:: Required work ::
Using the data below, return word for word every line from the one holding "Write the React, TypeScript" down to the one holding "199, 208, 213];". Leave pictures out.
** start of Records supplied **
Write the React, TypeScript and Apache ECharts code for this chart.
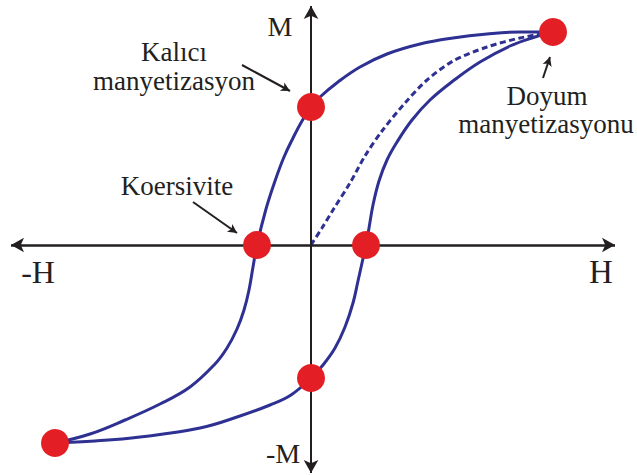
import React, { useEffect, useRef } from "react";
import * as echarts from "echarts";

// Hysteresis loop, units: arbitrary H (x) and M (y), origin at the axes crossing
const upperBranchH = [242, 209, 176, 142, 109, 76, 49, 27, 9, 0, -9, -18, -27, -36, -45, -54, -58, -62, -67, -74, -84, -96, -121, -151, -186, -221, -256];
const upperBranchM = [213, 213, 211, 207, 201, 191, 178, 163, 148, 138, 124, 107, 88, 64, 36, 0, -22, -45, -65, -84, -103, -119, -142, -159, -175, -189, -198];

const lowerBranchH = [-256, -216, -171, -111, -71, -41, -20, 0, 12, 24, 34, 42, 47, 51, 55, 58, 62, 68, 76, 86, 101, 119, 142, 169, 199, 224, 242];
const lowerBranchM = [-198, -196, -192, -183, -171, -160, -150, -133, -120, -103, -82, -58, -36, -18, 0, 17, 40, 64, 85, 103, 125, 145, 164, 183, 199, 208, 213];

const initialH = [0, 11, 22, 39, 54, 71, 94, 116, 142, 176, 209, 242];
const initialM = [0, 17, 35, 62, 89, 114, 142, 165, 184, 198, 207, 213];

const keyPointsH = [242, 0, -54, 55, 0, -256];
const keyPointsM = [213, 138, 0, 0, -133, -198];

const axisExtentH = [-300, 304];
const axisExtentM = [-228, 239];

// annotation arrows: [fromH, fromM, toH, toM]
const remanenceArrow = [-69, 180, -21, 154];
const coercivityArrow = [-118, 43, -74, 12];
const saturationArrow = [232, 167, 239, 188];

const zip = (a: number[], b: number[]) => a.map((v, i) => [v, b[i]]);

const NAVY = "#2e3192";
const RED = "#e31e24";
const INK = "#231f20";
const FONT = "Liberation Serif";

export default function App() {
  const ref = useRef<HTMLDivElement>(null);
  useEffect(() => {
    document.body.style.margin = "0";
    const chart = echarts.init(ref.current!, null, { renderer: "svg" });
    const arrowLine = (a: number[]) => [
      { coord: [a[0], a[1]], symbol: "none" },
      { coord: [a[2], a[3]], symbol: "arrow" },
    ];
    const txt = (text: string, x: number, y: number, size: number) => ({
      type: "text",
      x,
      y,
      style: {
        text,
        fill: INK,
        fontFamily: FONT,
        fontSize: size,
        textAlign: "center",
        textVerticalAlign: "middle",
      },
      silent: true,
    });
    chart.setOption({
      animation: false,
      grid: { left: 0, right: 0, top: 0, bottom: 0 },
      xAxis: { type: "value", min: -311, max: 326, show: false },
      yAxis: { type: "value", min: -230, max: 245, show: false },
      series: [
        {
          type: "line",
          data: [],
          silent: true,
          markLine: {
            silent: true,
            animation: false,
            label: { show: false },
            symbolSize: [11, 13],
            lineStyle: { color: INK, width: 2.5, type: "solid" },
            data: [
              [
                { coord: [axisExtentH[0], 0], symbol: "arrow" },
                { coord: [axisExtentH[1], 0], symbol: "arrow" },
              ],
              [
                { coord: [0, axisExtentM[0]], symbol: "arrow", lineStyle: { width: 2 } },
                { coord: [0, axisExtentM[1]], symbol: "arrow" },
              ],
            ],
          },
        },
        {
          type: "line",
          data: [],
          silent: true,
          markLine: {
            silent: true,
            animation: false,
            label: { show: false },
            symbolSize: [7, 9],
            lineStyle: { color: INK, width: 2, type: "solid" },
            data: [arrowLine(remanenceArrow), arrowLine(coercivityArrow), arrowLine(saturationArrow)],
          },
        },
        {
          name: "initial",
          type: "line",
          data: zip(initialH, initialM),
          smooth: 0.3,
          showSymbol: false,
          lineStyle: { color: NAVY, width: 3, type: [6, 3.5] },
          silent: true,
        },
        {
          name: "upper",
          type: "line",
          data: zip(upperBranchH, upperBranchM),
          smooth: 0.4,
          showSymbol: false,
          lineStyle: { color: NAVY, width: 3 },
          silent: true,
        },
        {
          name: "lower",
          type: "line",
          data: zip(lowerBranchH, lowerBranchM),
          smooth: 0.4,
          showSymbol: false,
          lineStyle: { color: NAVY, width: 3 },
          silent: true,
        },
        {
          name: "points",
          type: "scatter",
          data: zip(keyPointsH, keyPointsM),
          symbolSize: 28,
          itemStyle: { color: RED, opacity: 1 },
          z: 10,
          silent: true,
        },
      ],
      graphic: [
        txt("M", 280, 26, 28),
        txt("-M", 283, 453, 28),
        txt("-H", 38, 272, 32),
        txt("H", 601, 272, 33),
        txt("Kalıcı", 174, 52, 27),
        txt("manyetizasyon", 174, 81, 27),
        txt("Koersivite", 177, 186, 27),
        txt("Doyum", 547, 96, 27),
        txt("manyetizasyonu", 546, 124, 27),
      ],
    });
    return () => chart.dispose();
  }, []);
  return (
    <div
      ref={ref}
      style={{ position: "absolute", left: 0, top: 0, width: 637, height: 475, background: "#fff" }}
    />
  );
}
** end of Records supplied **
** start of Records supplied **
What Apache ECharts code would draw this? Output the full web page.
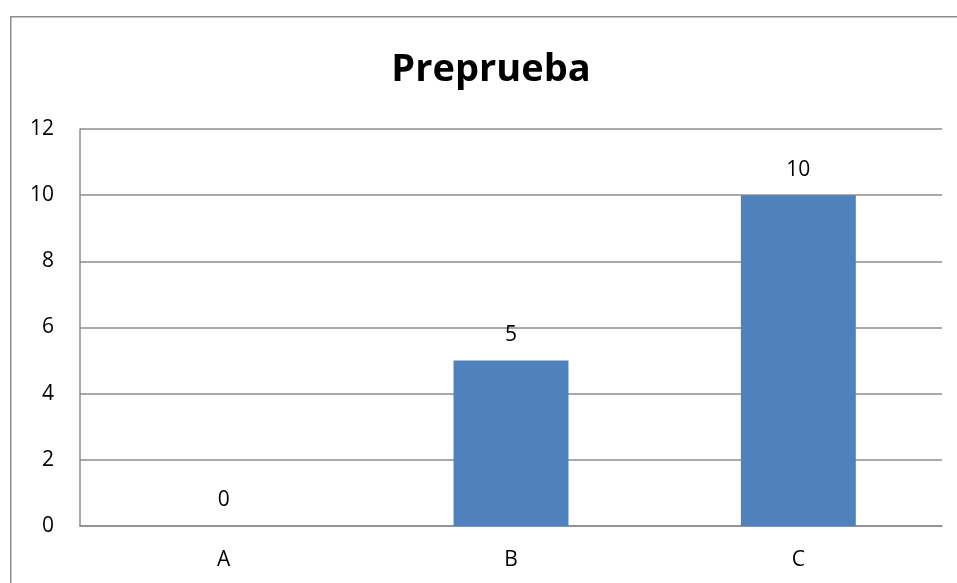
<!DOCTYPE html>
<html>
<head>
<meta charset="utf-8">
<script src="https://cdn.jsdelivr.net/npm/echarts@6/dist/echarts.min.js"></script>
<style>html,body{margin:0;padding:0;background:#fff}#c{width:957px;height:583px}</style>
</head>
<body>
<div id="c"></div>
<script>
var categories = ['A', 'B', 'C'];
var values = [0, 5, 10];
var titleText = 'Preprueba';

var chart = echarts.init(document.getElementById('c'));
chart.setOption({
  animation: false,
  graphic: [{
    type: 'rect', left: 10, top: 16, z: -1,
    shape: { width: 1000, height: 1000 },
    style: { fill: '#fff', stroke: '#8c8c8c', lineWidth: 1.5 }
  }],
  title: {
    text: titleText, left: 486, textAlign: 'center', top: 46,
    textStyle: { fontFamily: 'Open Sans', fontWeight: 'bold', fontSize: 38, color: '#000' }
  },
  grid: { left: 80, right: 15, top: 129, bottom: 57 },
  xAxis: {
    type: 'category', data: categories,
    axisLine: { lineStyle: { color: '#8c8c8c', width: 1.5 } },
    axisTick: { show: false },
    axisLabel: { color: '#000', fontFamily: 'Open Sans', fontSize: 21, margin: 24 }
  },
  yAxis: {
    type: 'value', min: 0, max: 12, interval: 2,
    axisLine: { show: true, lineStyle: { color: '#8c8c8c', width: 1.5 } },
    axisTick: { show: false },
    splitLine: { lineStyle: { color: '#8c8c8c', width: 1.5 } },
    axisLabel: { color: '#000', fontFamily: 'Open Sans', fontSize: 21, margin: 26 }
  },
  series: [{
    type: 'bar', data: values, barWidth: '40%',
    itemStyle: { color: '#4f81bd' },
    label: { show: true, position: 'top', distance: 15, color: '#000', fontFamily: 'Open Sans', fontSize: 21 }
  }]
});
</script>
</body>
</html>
** end of Records supplied **
:: Answer to the exercise ::
Write the React, TypeScript and Apache ECharts code for this chart.
import React, { useEffect, useRef } from "react";
import * as echarts from "echarts";

// Hysteresis loop, units: arbitrary H (x) and M (y), origin at the axes crossing
const upperBranchH = [242, 209, 176, 142, 109, 76, 49, 27, 9, 0, -9, -18, -27, -36, -45, -54, -58, -62, -67, -74, -84, -96, -121, -151, -186, -221, -256];
const upperBranchM = [213, 213, 211, 207, 201, 191, 178, 163, 148, 138, 124, 107, 88, 64, 36, 0, -22, -45, -65, -84, -103, -119, -142, -159, -175, -189, -198];

const lowerBranchH = [-256, -216, -171, -111, -71, -41, -20, 0, 12, 24, 34, 42, 47, 51, 55, 58, 62, 68, 76, 86, 101, 119, 142, 169, 199, 224, 242];
const lowerBranchM = [-198, -196, -192, -183, -171, -160, -150, -133, -120, -103, -82, -58, -36, -18, 0, 17, 40, 64, 85, 103, 125, 145, 164, 183, 199, 208, 213];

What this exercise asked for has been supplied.